In Seth’s recent posts he explains the new product adoption lifecycle and explores how much traditional marketing has power over it. Some commenter’s seem to think that Seth is trying to contend the adoption cycle all together. I whole heartedly disagree…
You can’t market away the cycle. Even in his example when he removes price altogether there is still the power of ‘inertia’. And while it can be debated that new marketing tools could play a greater role than current mass marketing tools in speeding the cycle there is NO way to eliminate the process altogether. There will ALWAYS be a cost of switching. There will always be a few people who adopt early, middle, and late. All we can do is ‘squish’ the bell curve. And this is where the new, cheaper, tools of marketing come in. They reduce the barriers of information exchange and allow for trust network based diffusion, which WILL speed product adoption.

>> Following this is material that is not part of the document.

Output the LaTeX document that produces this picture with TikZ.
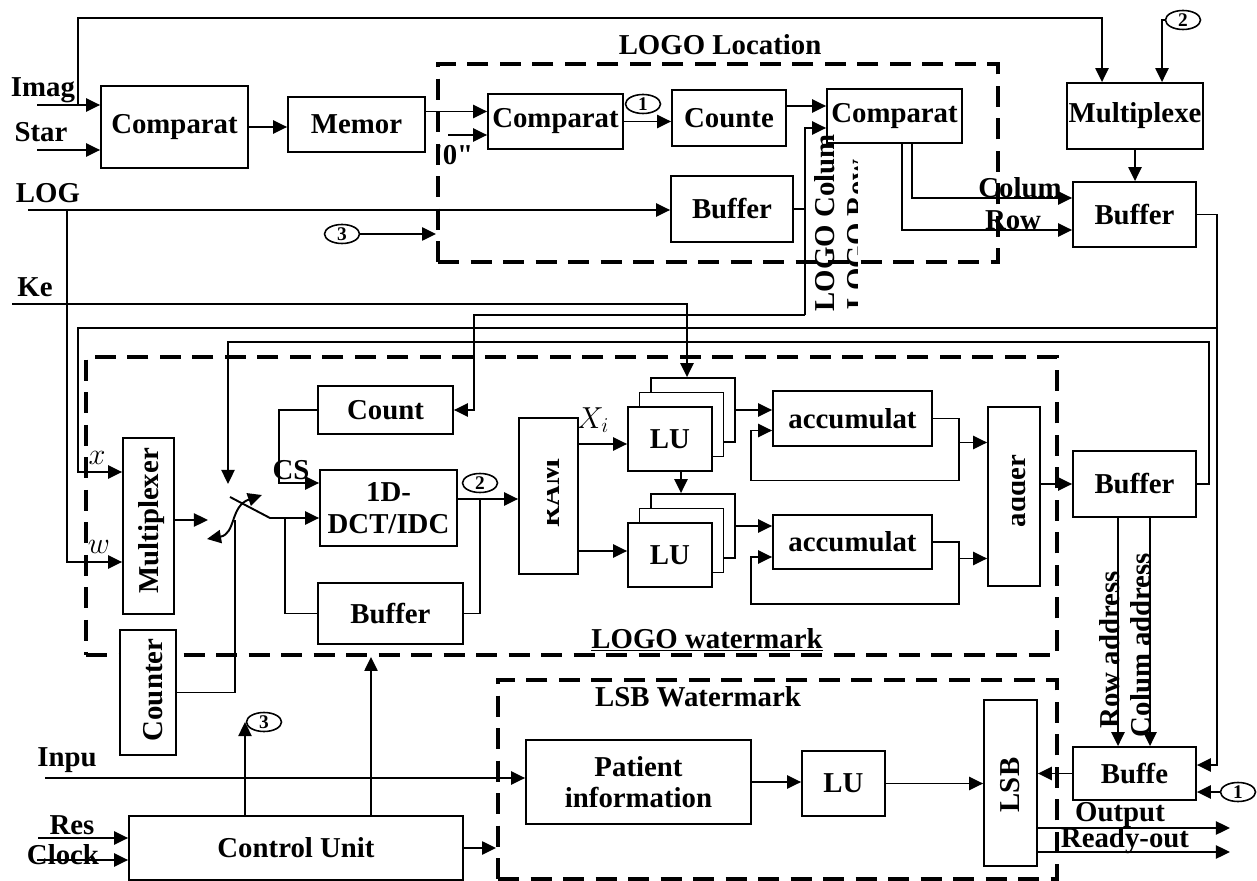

If price were to be re-included into this exercise it would only prove to make it more unlikely for the bell curve to disappear. It can be argued, as Rogers did, that this bell curve is like a queue where every person in the market is ordered by reservation price. There are people who MUST have the product now and if you engage in penetration pricing you will only be giving away consumer surplus to those who would have bought at the higher price. To argue that marketing could raise everyone’s reservation price to the point of the innovators is a little absurd, but perhaps there is an equilibrium price where we balance reservation price with profits, but that’s for a later economics discussion…

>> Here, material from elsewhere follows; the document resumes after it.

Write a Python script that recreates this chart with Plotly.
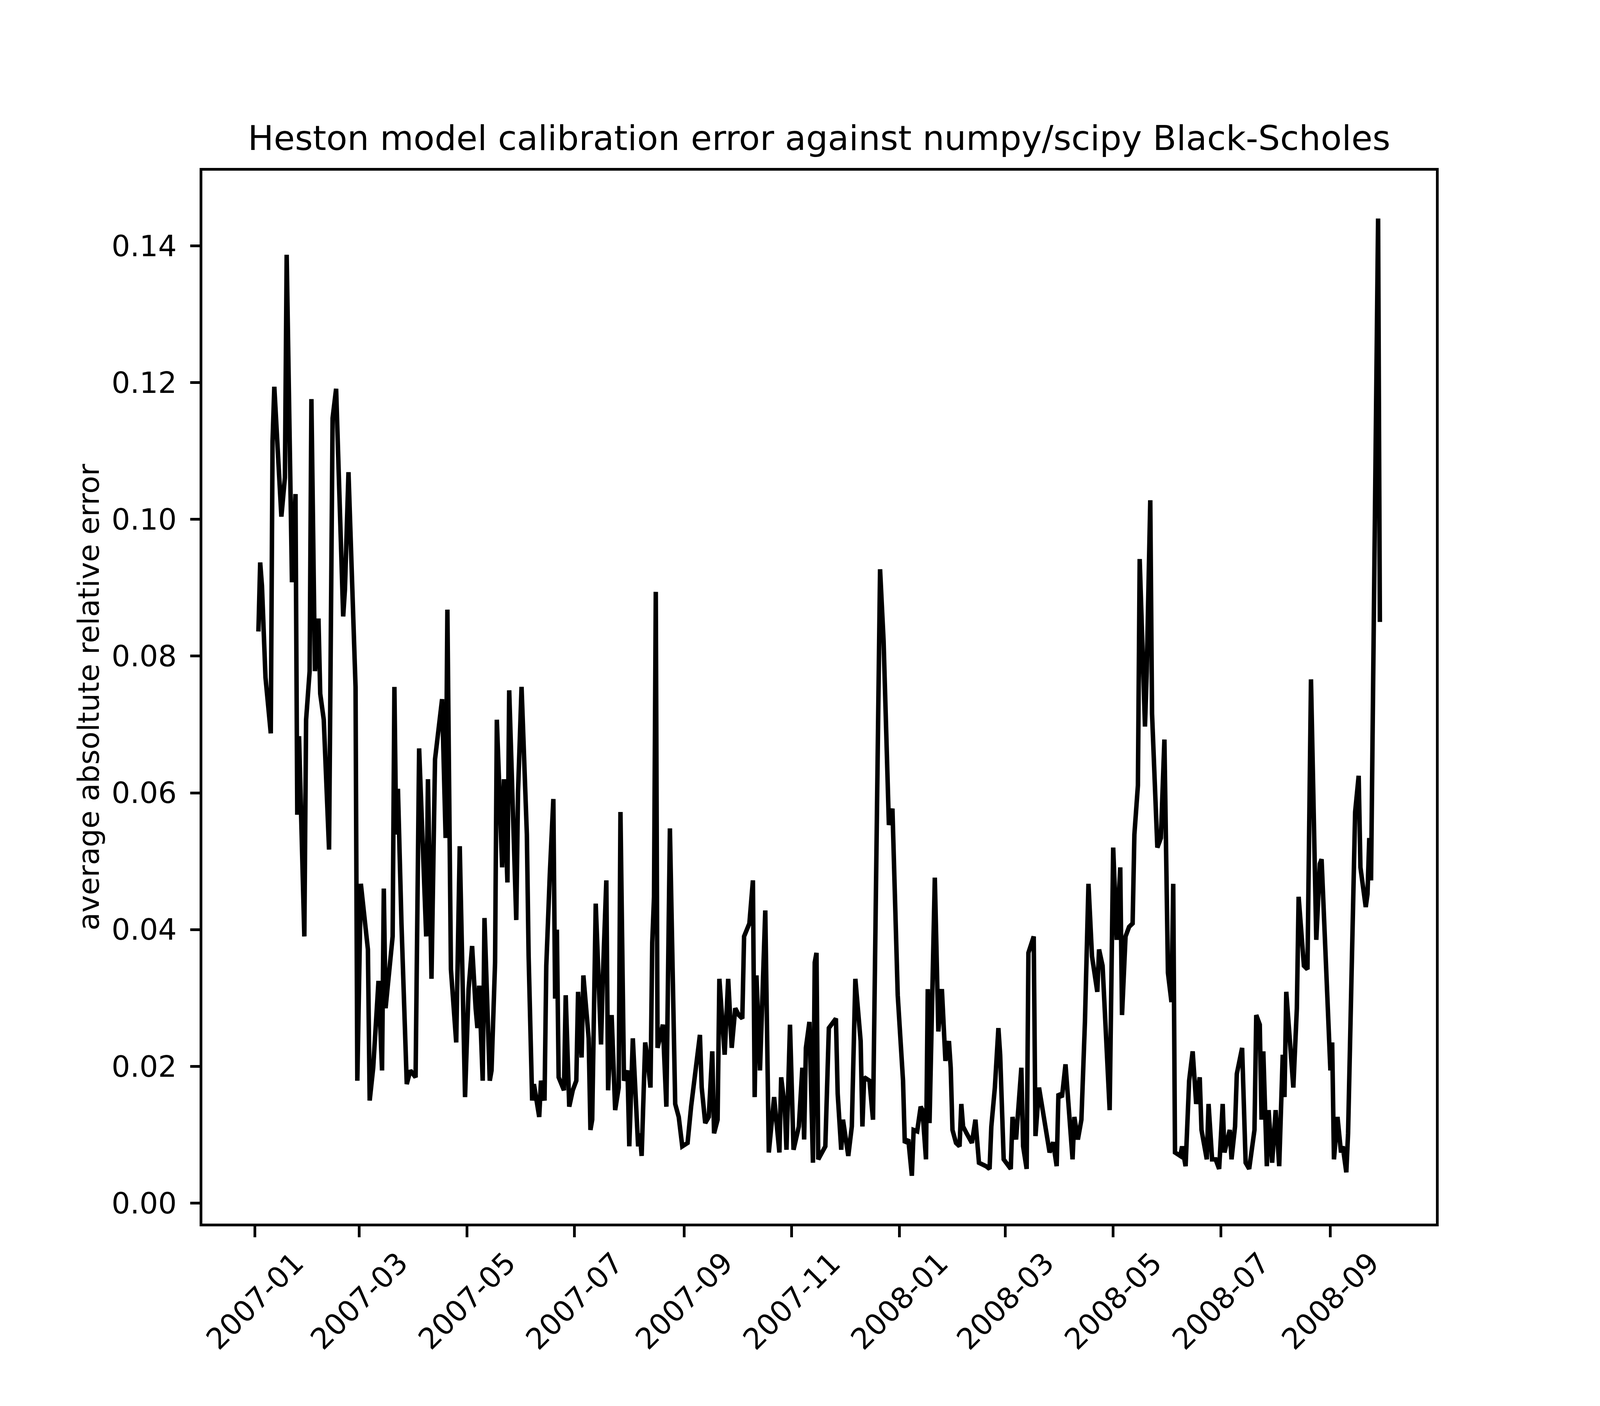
import pandas as pd
import plotly.graph_objects as go

# ================= DATA =================
# x: calendar days since 2007-01-01, y: average absolute relative error
START = "2007-01-01"

DAYS = [
    2, 3, 4, 6, 9, 10, 11, 15, 17, 18, 21, 23, 24, 25, 28, 29, 31, 32, 34, 36,
    37, 39, 42, 43, 44, 46, 50, 51, 53, 57, 58, 60, 64, 65, 67, 70, 72, 73, 74, 78,
    79, 80, 81, 83, 86, 88, 91, 93,
    97, 98, 100, 102, 104, 106, 108, 109, 111, 114, 116, 119, 121, 123, 125, 126, 127, 129, 130, 133,
    134, 136, 137, 140, 141, 143, 144, 148, 149, 151, 154, 155, 157, 158, 161, 162, 164, 165, 167, 169,
    170, 171, 172, 175, 176, 178, 180, 182, 183, 185, 186, 189, 190, 191, 193,
    196, 197, 199, 200, 202, 204, 206, 207, 209, 211, 212, 214, 217, 218, 219, 221, 222, 224, 225, 226,
    227, 228, 230, 231, 233, 235, 238, 240, 242, 245, 247, 249, 252, 253, 255, 257, 259, 260, 262, 263,
    266, 268, 270, 272, 274, 276, 277, 280, 282, 283, 284, 286, 289,
    291, 293, 294, 297, 298, 300, 301, 303, 305, 308, 310, 311, 312, 314, 316, 317, 318, 319, 321, 323,
    325, 329, 330, 332, 333, 336, 338, 339, 340, 343, 344, 345, 348, 350, 351, 352, 354, 356, 358, 359,
    361, 364, 367, 368, 370, 372, 373, 375, 377, 378, 380, 381, 382, 385, 387,
    389, 391, 393, 394, 395, 397, 399, 400, 401, 403, 406, 408, 409, 410, 414, 416, 417, 419, 421, 422,
    424, 427, 428, 429, 431, 434, 435, 437, 438, 441, 442, 444, 447, 450, 452, 454, 455, 457, 459, 461,
    463, 464, 466, 468, 470, 472, 474, 477, 478, 480, 482, 484,
    486, 488, 490, 491, 493, 495, 497, 498, 500, 501, 504, 505, 507, 508, 511, 513, 515, 517, 519, 520,
    521, 524, 525, 527, 529, 531, 533, 535, 536, 539, 540, 542, 544, 546, 548, 549, 552, 553, 555, 556,
    559, 561, 563, 566, 567, 569, 570, 571, 573, 574, 576, 578, 580, 582,
    583, 584, 588, 590, 591, 594, 596, 597, 598, 601, 603, 604, 609, 610, 611, 613, 615, 616, 618, 619,
    621, 623, 625, 626, 629, 630, 631, 632, 636, 637,
]

ERRORS = [
    0.0836, 0.0937, 0.0903, 0.0769, 0.0687, 0.1114, 0.1194, 0.1004, 0.1061, 0.1387,
    0.0908, 0.1037, 0.0568, 0.0683, 0.0390, 0.0707, 0.0778, 0.1176, 0.0778, 0.0855,
    0.0745, 0.0707, 0.0517, 0.0927, 0.1148, 0.1191, 0.0858, 0.0898, 0.1069, 0.0755,
    0.0179, 0.0467, 0.0371, 0.0150, 0.0198, 0.0325, 0.0194, 0.0460, 0.0285, 0.0390,
    0.0755, 0.0539, 0.0606, 0.0409, 0.0174, 0.0194, 0.0184, 0.0665,
    0.0390, 0.0620, 0.0328, 0.0649, 0.0692, 0.0737, 0.0534, 0.0868, 0.0342, 0.0235,
    0.0522, 0.0155, 0.0313, 0.0376, 0.0285, 0.0256, 0.0318, 0.0179, 0.0417, 0.0179,
    0.0194, 0.0352, 0.0707, 0.0491, 0.0620, 0.0469, 0.0750, 0.0414, 0.0601, 0.0755,
    0.0539, 0.0361, 0.0150, 0.0174, 0.0126, 0.0179, 0.0150, 0.0347, 0.0481, 0.0591,
    0.0299, 0.0400, 0.0184, 0.0165, 0.0304, 0.0141, 0.0165, 0.0179, 0.0309, 0.0213,
    0.0333, 0.0241, 0.0107, 0.0122, 0.0438,
    0.0232, 0.0328, 0.0472, 0.0165, 0.0275, 0.0136, 0.0169, 0.0572, 0.0179, 0.0194,
    0.0083, 0.0241, 0.0083, 0.0102, 0.0069, 0.0235, 0.0218, 0.0169, 0.0381, 0.0448,
    0.0894, 0.0227, 0.0251, 0.0261, 0.0141, 0.0548, 0.0145, 0.0126, 0.0083, 0.0088,
    0.0141, 0.0189, 0.0246, 0.0169, 0.0117, 0.0126, 0.0222, 0.0102, 0.0122, 0.0328,
    0.0217, 0.0328, 0.0227, 0.0285, 0.0275, 0.0270, 0.0390, 0.0409, 0.0472, 0.0155,
    0.0333, 0.0194, 0.0428,
    0.0074, 0.0131, 0.0155, 0.0074, 0.0184, 0.0141, 0.0078, 0.0261, 0.0078, 0.0112,
    0.0198, 0.0093, 0.0227, 0.0265, 0.0059, 0.0352, 0.0366, 0.0064, 0.0074, 0.0083,
    0.0256, 0.0270, 0.0160, 0.0078, 0.0122, 0.0069, 0.0112, 0.0256, 0.0328, 0.0237,
    0.0112, 0.0184, 0.0179, 0.0122, 0.0333, 0.0596, 0.0927, 0.0822, 0.0659, 0.0553,
    0.0577, 0.0304, 0.0179, 0.0088, 0.0093, 0.0040, 0.0107, 0.0105, 0.0141, 0.0136,
    0.0064, 0.0313, 0.0117, 0.0476, 0.0251,
    0.0313, 0.0208, 0.0237, 0.0198, 0.0107, 0.0088, 0.0083, 0.0145, 0.0112, 0.0102,
    0.0088, 0.0122, 0.0093, 0.0059, 0.0054, 0.0050, 0.0112, 0.0169, 0.0256, 0.0217,
    0.0064, 0.0054, 0.0050, 0.0126, 0.0093, 0.0198, 0.0083, 0.0050, 0.0366, 0.0390,
    0.0098, 0.0169, 0.0122, 0.0074, 0.0089, 0.0054, 0.0160, 0.0155, 0.0203, 0.0131,
    0.0064, 0.0126, 0.0093, 0.0122, 0.0265, 0.0467, 0.0361, 0.0309, 0.0371, 0.0347,
    0.0232, 0.0136,
    0.0520, 0.0385, 0.0491, 0.0275, 0.0390, 0.0404, 0.0409, 0.0539, 0.0611, 0.0942,
    0.0697, 0.0778, 0.1028, 0.0716, 0.0520, 0.0534, 0.0678, 0.0337, 0.0294, 0.0467,
    0.0074, 0.0069, 0.0083, 0.0054, 0.0179, 0.0222, 0.0145, 0.0184, 0.0107, 0.0064,
    0.0145, 0.0064, 0.0064, 0.0050, 0.0145, 0.0074, 0.0107, 0.0064, 0.0112, 0.0189,
    0.0227, 0.0059, 0.0050, 0.0107, 0.0275, 0.0261, 0.0122, 0.0222, 0.0054, 0.0136,
    0.0059, 0.0136, 0.0054, 0.0217,
    0.0155, 0.0309, 0.0169, 0.0285, 0.0448, 0.0347, 0.0342, 0.0558, 0.0766, 0.0385,
    0.0496, 0.0503, 0.0194, 0.0235, 0.0064, 0.0126, 0.0074, 0.0083, 0.0045, 0.0102,
    0.0381, 0.0572, 0.0625, 0.0491, 0.0433, 0.0452, 0.0534, 0.0472, 0.1440, 0.0850,
]

TICK_DATES = ["2007-01-01", "2007-03-01", "2007-05-01", "2007-07-01", "2007-09-01", "2007-11-01",
              "2008-01-01", "2008-03-01", "2008-05-01", "2008-07-01", "2008-09-01"]
TICK_LABELS = ["2007-01", "2007-03", "2007-05", "2007-07", "2007-09", "2007-11",
               "2008-01", "2008-03", "2008-05", "2008-07", "2008-09"]
Y_TICKS = [0.00, 0.02, 0.04, 0.06, 0.08, 0.10, 0.12, 0.14]

TITLE = "Heston model calibration error against numpy/scipy Black-Scholes"
Y_LABEL = "average absoltute relative error"

# ================= STYLE =================
# the browser viewport comes out about 4096 x 3600 css px, so the figure is laid out
# to fill that frame in the same proportions as the 4800 x 3600 original
FIG_W, FIG_H = 4076, 3572
SX = FIG_W / 4800
SY = FIG_H / 3600

FONT = "DejaVu Sans"
TICK_FONT = 75
TITLE_FONT = 88
SPINE = 6.5

# ================= BUILD =================
dates = pd.Timestamp(START) + pd.to_timedelta(DAYS, unit="D")

# matplotlib-like 5% autoscale margins
x_span = dates.max() - dates.min()
x_range = [dates.min() - 0.05 * x_span, dates.max() + 0.05 * x_span]
y_lo, y_hi = min(ERRORS), max(ERRORS)
y_pad = 0.05 * (y_hi - y_lo)
y_range = [y_lo - y_pad, y_hi + y_pad]

fig = go.Figure()
fig.add_trace(go.Scatter(x=dates, y=ERRORS, mode="lines",
                         line=dict(color="black", width=11.5), showlegend=False))

axis_style = dict(showgrid=False, zeroline=False, showline=True, linewidth=SPINE,
                  linecolor="black", mirror=True, ticks="outside",
                  tickwidth=SPINE, tickcolor="black")

fig.update_xaxes(type="date", range=x_range, tickvals=TICK_DATES,
                 showticklabels=False, ticklen=28 * SY, **axis_style)
fig.update_yaxes(range=y_range, tickvals=Y_TICKS,
                 ticktext=[f"{v:.2f}" for v in Y_TICKS],
                 tickfont=dict(size=TICK_FONT, family=FONT, color="black"),
                 ticklen=28 * SX, ticklabelstandoff=20,
                 title=dict(text=Y_LABEL, font=dict(size=TICK_FONT, family=FONT, color="black"),
                            standoff=10),
                 **axis_style)

# rotated date labels centred under each tick, like matplotlib rotation=45
for d, lab in zip(TICK_DATES, TICK_LABELS):
    fig.add_annotation(x=d, y=0, xref="x", yref="paper", text=lab, showarrow=False,
                       textangle=-45, xanchor="center", yanchor="top", yshift=-54 * SY,
                       font=dict(size=TICK_FONT, family=FONT, color="black"))

fig.update_layout(
    width=FIG_W, height=FIG_H,
    margin=dict(l=600 * SX, r=480 * SX, t=432 * SY, b=450 * SY),
    paper_bgcolor="white", plot_bgcolor="white",
    font=dict(family=FONT, color="black", size=TICK_FONT),
    title=dict(text=TITLE, font=dict(size=TITLE_FONT, family=FONT, color="black"),
               x=0.5, xref="paper", xanchor="center",
               y=1 - 348 / 3600, yref="container", yanchor="middle"),
)

fig.write_html("out.html")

So, no, Seth is clearly not disputing the adoption cycle or the existence of Moore’s Chasm. In fact, if you read the punch line in part three he is challenging marketers to rethink their role. We need to realize that throwing money at the problem is not the solution. To answer his earlier question, marketers are not peddlers of lies they are the shepherds of the masses. They help to guide those who will benefit from an idea or product to the realization of that benefit. Couple this with the idea of Rogers’ consumer categories and it says we need to send the message in a different way for each class of consumer and potentially even change the product itself to meet changing needs as we cross each chasm to the next category.